Interestingly enough, Siffre took on two more of these expeditions- the second time in his 30s and the last time in his 60s. Each time he resurfaced, there were cognitive and physiological changes to his body, including poor vision and memory deficits.
However, his estimation of how much time had passed seemed to get much more accurate as he aged. In his 20s, Siffre felt time pass by a lot slower than it did and overestimated the time he spent underground, while in his later expeditions, Time passed by relatively faster, making his estimations closer to accuracy. This phenomenon was studied and theorised as a function of age.
To understand time as a function of age, we must first look at time as a sensory input. Although time is ubiquitous in experience, there is no specific sense organ designated for the perception of time (Wittmann and van Wassenhove, 2009). Our brain uses information from all the other senses to put together a sense of time or what chronobiologists call ‘the mind time’. This could include visual information about daylight, tactile information about temperature, as well as our internal emotional state while perceiving this information. We tend to associate categories of stimuli with each of these sensory inputs, creating a sequence of stimuli perception and interpretation.
Adrian Bejan (2019) proposes that the rate at which we process these stimuli tends to change as we age due to the physical wear and tear of the brain. We also develop more complex neural networks, like how a small town transforms into a megacity over a few decades and develops traffic problems that didn’t exist earlier. Yes, I am looking at you Bangalore. The overlap increases the time taken for a neural signal to travel across these pathways. Therefore, we are accommodating for ‘mind time’ to catch up with physical time, which in retrospect, feels like time has been moving faster. This also explains why summer vacations in primary school felt endless, but even a four-day weekend seemed to go by in the blink of an eye.

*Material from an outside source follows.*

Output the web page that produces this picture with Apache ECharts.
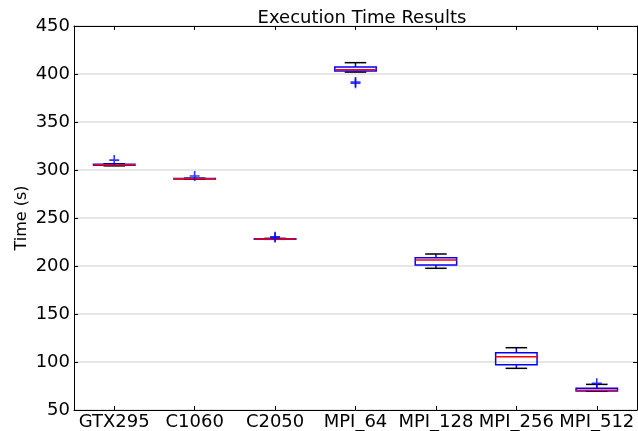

Time did not slow down for us, nor did we catch up with it. Time simply stayed the same while our brains began perceiving it differently. Summers didn’t get shorter (no thanks to global warming) but simply stopped being vacations. Our understanding of the world grows and prunes with every new information. Given its physical manifestation and subsequent emotional reactions, some information tends to bring new hope to lives. Hope that we love to label as beginnings. Conversely, some negativity needs to be put to rest and given conclusions. Conclusions we call endings.
The calendar does not accommodate each of these beginnings or endings. But it does what Time loves to do - repeat itself. So we celebrate repetitions of physical time; birthdays, anniversaries, and New Year's. The mind time, however, continues to persevere through multiple endings and beginnings regardless of its duration measurements. I believe that, ultimately, our brain dictates how we tell time and takes delicate measures to give us hopeful beginnings even in the most dreadful endings.